Task to carry out
Pick every line from the data that holds the word "script".

Information provided
========================================
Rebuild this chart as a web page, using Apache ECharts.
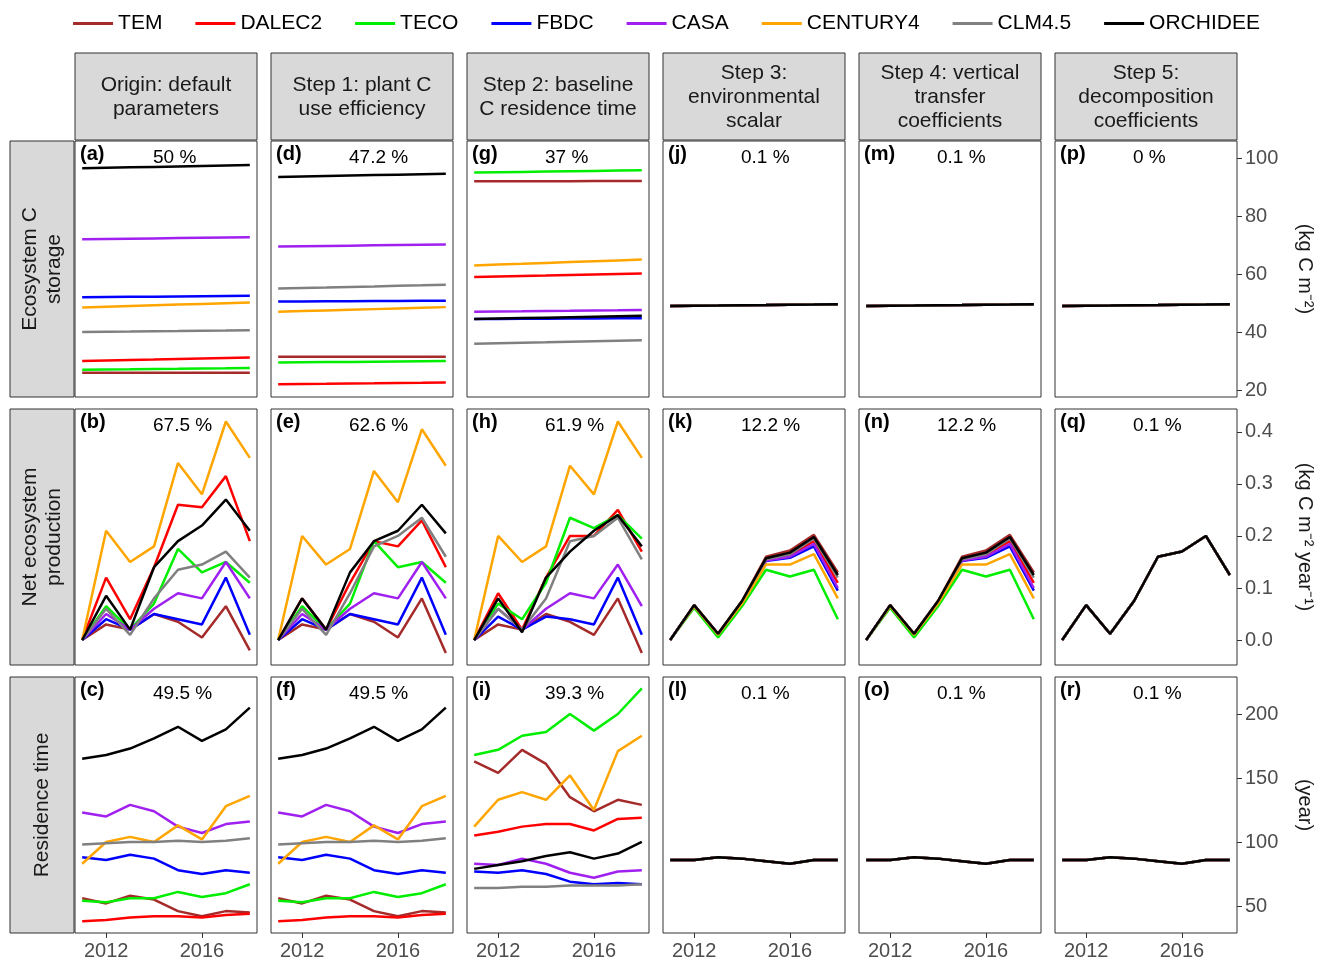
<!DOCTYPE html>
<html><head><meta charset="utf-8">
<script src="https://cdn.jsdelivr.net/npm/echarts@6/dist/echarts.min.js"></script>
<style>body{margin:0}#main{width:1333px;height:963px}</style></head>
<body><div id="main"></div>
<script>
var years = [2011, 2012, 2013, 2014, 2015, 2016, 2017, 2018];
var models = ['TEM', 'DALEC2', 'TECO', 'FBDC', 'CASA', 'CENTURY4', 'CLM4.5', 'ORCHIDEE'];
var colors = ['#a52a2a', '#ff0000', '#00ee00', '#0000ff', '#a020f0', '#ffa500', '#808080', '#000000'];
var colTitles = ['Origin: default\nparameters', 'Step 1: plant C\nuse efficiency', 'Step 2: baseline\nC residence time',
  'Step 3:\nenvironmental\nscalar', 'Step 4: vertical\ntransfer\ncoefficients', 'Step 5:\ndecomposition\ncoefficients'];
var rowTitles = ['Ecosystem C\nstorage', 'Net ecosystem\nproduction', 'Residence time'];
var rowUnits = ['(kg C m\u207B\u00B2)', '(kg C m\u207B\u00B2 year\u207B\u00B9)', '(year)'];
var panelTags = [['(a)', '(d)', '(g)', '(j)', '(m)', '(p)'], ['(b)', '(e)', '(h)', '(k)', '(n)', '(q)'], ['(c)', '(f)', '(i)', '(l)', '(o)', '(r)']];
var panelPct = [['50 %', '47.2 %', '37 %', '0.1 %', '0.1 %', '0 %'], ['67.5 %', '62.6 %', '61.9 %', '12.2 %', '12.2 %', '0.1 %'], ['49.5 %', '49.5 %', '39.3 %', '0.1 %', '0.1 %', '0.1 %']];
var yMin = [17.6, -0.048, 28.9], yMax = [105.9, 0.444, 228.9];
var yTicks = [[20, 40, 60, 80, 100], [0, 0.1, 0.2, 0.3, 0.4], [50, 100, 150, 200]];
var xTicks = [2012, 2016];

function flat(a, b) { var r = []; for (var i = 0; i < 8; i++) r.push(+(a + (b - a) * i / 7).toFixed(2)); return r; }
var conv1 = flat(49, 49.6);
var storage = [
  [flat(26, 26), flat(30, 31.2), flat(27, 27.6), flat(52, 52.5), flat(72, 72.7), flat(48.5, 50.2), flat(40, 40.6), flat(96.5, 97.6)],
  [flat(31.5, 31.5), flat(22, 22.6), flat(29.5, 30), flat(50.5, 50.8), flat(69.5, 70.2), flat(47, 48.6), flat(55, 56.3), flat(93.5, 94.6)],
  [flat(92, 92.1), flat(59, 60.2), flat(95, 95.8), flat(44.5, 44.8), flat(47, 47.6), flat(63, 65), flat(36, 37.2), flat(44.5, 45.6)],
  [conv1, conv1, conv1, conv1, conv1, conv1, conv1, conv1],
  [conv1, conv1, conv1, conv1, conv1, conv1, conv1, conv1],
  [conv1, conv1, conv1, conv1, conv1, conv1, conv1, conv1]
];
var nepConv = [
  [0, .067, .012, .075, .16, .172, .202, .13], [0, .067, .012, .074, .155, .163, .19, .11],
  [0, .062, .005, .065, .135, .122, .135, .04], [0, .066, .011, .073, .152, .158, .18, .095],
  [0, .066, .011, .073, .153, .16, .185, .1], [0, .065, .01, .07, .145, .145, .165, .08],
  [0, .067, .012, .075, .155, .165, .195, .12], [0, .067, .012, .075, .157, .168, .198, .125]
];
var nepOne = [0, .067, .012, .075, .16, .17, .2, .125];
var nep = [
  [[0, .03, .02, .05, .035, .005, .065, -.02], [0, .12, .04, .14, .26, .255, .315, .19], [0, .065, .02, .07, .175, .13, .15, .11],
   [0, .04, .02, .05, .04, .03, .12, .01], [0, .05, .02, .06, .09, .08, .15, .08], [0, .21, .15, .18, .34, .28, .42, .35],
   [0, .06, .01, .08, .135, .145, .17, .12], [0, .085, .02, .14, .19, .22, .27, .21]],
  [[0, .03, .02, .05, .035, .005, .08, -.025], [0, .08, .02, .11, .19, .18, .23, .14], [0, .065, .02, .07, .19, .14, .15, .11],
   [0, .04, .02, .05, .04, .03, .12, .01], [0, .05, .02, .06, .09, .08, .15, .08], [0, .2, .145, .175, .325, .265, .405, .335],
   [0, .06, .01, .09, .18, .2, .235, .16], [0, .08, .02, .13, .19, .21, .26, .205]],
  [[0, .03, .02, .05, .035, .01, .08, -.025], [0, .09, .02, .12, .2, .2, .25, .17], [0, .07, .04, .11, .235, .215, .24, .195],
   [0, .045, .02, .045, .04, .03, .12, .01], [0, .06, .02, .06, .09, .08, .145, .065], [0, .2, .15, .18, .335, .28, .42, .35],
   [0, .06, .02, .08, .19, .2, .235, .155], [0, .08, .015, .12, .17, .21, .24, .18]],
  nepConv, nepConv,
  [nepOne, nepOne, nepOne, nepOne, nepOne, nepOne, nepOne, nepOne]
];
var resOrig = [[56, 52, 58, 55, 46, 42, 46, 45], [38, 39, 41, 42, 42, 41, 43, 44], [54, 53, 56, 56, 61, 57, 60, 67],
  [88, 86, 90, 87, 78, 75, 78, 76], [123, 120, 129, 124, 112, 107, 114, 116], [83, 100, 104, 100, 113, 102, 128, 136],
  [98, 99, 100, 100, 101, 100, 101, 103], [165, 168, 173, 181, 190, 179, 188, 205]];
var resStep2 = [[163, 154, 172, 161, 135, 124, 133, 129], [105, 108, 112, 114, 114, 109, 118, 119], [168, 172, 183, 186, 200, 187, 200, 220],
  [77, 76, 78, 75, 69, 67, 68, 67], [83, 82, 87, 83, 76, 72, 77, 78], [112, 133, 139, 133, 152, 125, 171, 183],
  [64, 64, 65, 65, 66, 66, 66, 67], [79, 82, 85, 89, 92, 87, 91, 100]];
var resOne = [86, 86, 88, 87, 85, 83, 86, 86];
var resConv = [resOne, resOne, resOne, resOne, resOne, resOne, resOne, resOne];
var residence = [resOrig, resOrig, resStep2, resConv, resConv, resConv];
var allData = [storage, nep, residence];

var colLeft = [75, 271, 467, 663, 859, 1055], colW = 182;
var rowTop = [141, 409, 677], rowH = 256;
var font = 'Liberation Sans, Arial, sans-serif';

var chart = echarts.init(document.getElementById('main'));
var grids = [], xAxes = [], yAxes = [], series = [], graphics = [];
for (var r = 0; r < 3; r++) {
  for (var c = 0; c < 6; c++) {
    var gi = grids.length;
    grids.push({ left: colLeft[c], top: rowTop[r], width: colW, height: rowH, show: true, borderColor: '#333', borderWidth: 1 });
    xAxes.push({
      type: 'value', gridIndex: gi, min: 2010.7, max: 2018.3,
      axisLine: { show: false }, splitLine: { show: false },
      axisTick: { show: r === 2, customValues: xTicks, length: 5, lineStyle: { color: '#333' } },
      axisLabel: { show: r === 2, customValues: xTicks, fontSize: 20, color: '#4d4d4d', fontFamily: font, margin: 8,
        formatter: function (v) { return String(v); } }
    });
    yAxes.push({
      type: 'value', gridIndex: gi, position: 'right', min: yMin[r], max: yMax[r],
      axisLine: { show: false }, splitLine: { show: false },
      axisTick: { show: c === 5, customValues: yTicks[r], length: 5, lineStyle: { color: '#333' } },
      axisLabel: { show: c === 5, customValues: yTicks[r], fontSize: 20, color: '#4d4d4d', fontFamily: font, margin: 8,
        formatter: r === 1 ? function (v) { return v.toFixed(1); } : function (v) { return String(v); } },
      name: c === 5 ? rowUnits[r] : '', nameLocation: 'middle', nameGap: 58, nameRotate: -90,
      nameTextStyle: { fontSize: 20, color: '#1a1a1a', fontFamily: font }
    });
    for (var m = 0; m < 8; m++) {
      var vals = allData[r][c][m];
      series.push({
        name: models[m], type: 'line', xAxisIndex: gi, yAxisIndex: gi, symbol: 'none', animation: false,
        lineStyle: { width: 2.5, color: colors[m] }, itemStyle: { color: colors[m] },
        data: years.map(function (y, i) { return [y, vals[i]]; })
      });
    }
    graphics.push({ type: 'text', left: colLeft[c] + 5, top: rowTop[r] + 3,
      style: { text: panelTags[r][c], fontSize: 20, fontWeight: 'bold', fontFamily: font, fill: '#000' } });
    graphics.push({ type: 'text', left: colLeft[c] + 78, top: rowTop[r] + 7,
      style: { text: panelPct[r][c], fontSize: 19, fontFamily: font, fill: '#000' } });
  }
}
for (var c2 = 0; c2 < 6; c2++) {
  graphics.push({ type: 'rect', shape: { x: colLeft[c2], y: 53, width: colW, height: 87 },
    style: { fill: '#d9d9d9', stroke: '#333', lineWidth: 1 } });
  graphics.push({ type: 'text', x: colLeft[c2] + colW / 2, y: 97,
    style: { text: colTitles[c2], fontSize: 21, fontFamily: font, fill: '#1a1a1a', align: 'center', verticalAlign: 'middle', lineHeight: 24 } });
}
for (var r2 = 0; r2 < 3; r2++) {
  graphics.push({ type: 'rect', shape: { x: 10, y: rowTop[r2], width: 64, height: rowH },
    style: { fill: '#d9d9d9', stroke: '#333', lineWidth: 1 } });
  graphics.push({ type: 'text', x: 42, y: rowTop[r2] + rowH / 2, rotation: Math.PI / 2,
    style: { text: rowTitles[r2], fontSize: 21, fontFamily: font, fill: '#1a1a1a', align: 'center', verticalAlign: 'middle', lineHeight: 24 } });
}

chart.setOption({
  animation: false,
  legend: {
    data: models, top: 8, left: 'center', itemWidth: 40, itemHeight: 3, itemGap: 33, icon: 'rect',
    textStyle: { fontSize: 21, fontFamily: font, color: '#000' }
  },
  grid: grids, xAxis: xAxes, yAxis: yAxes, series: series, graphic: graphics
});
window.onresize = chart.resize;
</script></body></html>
========================================
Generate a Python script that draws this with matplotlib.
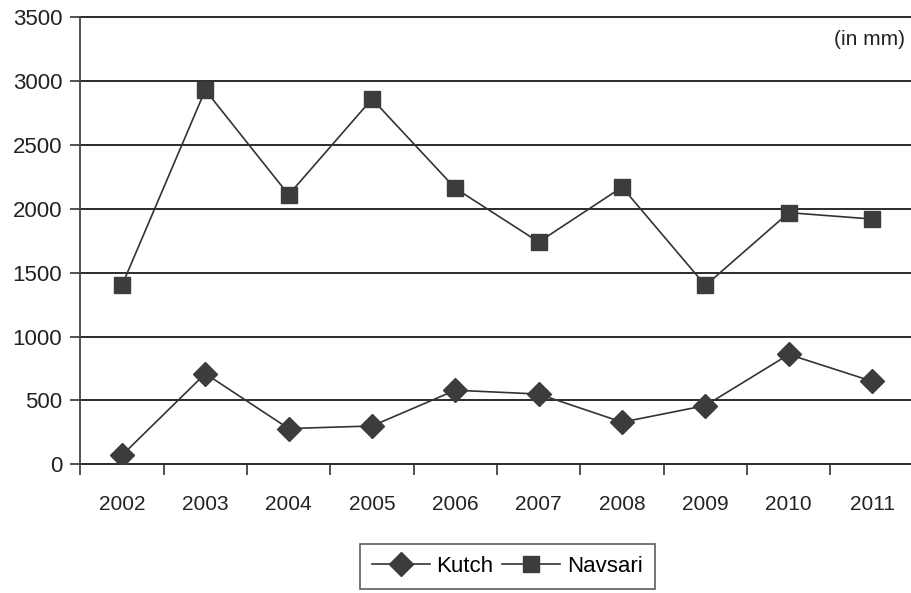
========================================
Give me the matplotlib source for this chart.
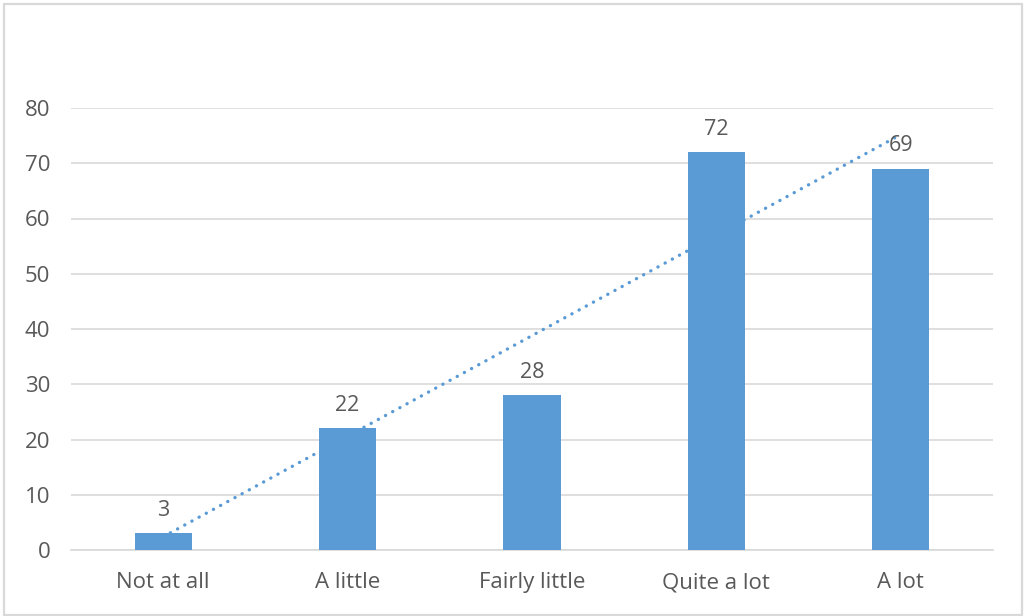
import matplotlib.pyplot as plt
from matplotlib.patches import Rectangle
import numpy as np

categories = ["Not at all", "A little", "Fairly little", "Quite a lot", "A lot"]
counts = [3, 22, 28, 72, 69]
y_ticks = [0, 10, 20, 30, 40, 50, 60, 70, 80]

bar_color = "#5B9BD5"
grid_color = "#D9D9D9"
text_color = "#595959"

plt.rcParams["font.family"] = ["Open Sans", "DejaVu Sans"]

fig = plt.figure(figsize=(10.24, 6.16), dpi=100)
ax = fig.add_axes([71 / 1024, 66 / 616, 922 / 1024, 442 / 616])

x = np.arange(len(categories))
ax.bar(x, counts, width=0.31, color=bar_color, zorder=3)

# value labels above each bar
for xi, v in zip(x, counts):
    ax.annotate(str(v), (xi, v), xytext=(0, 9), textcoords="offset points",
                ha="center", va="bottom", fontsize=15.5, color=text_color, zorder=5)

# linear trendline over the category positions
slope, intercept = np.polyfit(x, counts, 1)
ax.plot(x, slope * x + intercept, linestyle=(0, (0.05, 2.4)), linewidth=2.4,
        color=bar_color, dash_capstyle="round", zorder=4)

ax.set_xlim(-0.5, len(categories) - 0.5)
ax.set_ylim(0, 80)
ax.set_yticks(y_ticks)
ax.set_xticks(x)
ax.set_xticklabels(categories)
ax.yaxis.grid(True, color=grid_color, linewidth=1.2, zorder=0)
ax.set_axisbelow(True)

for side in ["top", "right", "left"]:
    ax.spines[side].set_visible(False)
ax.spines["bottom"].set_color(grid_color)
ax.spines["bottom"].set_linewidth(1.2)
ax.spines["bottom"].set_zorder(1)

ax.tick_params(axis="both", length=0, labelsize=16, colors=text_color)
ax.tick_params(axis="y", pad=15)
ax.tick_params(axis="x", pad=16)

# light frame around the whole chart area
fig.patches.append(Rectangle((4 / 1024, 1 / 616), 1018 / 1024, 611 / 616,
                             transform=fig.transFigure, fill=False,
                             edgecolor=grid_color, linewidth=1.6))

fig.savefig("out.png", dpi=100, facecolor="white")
========================================
Solution for this exercise
<script src="https://cdn.jsdelivr.net/npm/echarts@6/dist/echarts.min.js"></script>
<script>
</script></body></html>
Generate a Python script that draws this with matplotlib.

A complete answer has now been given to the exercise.